• [Given problem]: Only the lines from the start of the data to the line containing "return 1 - y / H", both included, should be output, exactly and without pictures.

## START Information supplied

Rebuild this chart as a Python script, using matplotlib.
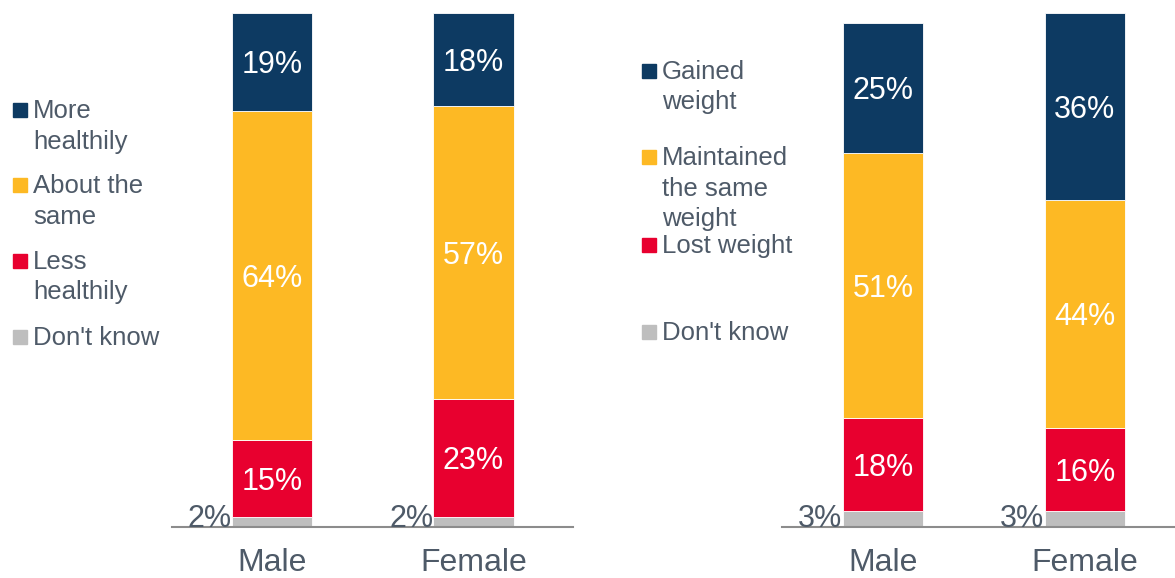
import matplotlib
matplotlib.use('Agg')
import matplotlib.pyplot as plt
from matplotlib.patches import Rectangle

plt.rcParams['font.family'] = ['Liberation Sans', 'DejaVu Sans']

W, H = 1175, 578
TXT = "#4e5a68"

groups = ["Male", "Female"]

# eating habits, listed bottom to top of the stack
eat_labels = ["Don't know", "Less\nhealthily", "About the\nsame", "More\nhealthily"]
eat_dont_know = [2, 2]
eat_less = [15, 23]
eat_same = [64, 57]
eat_more = [19, 18]

# weight change, listed bottom to top of the stack
wt_labels = ["Don't know", "Lost weight", "Maintained\nthe same\nweight", "Gained\nweight"]
wt_dont_know = [3, 3]
wt_lost = [18, 16]
wt_same = [51, 44]
wt_gained = [25, 36]

colors = ["#bebebe", "#e8002f", "#fdb924", "#0d3a62"]


def fx(x):
    return x / W


def fy(y):
    return 1 - y / H


def draw_panel(ax, series, ymax):
    x = [0, 1]
    width = 0.4
    bottom = [0, 0]
    for i, vals in enumerate(series):
        ax.bar(x, vals, width, bottom=bottom, color=colors[i],
               edgecolor='white', linewidth=0.6)
        for xi, v, b in zip(x, vals, bottom):
            if i == 0:
                ax.text(xi - width / 2, 0, "%d%%" % v, ha='right', va='baseline',
                        fontsize=22, color=TXT)
            else:
                ax.text(xi, b + v / 2, "%d%%" % v, ha='center', va='center_baseline',
                        fontsize=22, color='white')
        bottom = [b + v for b, v in zip(bottom, vals)]

    ax.set_ylim(0, ymax)
    ax.set_xticks(x)
    ax.set_xticklabels(groups, fontsize=23, color=TXT)
    ax.tick_params(axis='x', length=0, pad=15)
    ax.set_yticks([])
    for s in ['left', 'right', 'top']:
        ax.spines[s].set_visible(False)
    ax.spines['bottom'].set_color('#8c8c8c')
    ax.spines['bottom'].set_linewidth(1.5)


def draw_legend(fig, labels, left, centers):
    for lab, c, cy in zip(labels, colors, centers):
        fig.patches.append(Rectangle((fx(left), fy(cy + 7)), fx(14), 14 / H,
                                     transform=fig.transFigure, color=c))
        for k, line in enumerate(lab.split("\n")):
            fig.text(fx(left + 20), fy(cy + 8 + 30.5 * k), line, ha='left',
                     va='baseline', fontsize=18.5, color=TXT)


fig = plt.figure(figsize=(W / 100, H / 100), dpi=100)

ax1 = fig.add_axes([fx(172), 51 / H, 401 / W, 517 / H])
draw_panel(ax1, [eat_dont_know, eat_less, eat_same, eat_more], 100.6)
ax1.set_xlim(-0.496, 1.494)

ax2 = fig.add_axes([fx(782), 51 / H, 393 / W, 517 / H])
draw_panel(ax2, [wt_dont_know, wt_lost, wt_same, wt_gained], 99.5)
ax2.set_xlim(-0.5, 1.446)

draw_legend(fig, eat_labels, 13, [337, 261, 185, 110])
draw_legend(fig, wt_labels, 642, [332, 245, 157, 71])

fig.savefig("out.png", dpi=100)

## END Information supplied

• [Answer to the exercise]:
Rebuild this chart as a Python script, using matplotlib.
import matplotlib
matplotlib.use('Agg')
import matplotlib.pyplot as plt
from matplotlib.patches import Rectangle

plt.rcParams['font.family'] = ['Liberation Sans', 'DejaVu Sans']

W, H = 1175, 578
TXT = "#4e5a68"

groups = ["Male", "Female"]

# eating habits, listed bottom to top of the stack
eat_labels = ["Don't know", "Less\nhealthily", "About the\nsame", "More\nhealthily"]
eat_dont_know = [2, 2]
eat_less = [15, 23]
eat_same = [64, 57]
eat_more = [19, 18]

# weight change, listed bottom to top of the stack
wt_labels = ["Don't know", "Lost weight", "Maintained\nthe same\nweight", "Gained\nweight"]
wt_dont_know = [3, 3]
wt_lost = [18, 16]
wt_same = [51, 44]
wt_gained = [25, 36]

colors = ["#bebebe", "#e8002f", "#fdb924", "#0d3a62"]


def fx(x):
    return x / W


def fy(y):
    return 1 - y / H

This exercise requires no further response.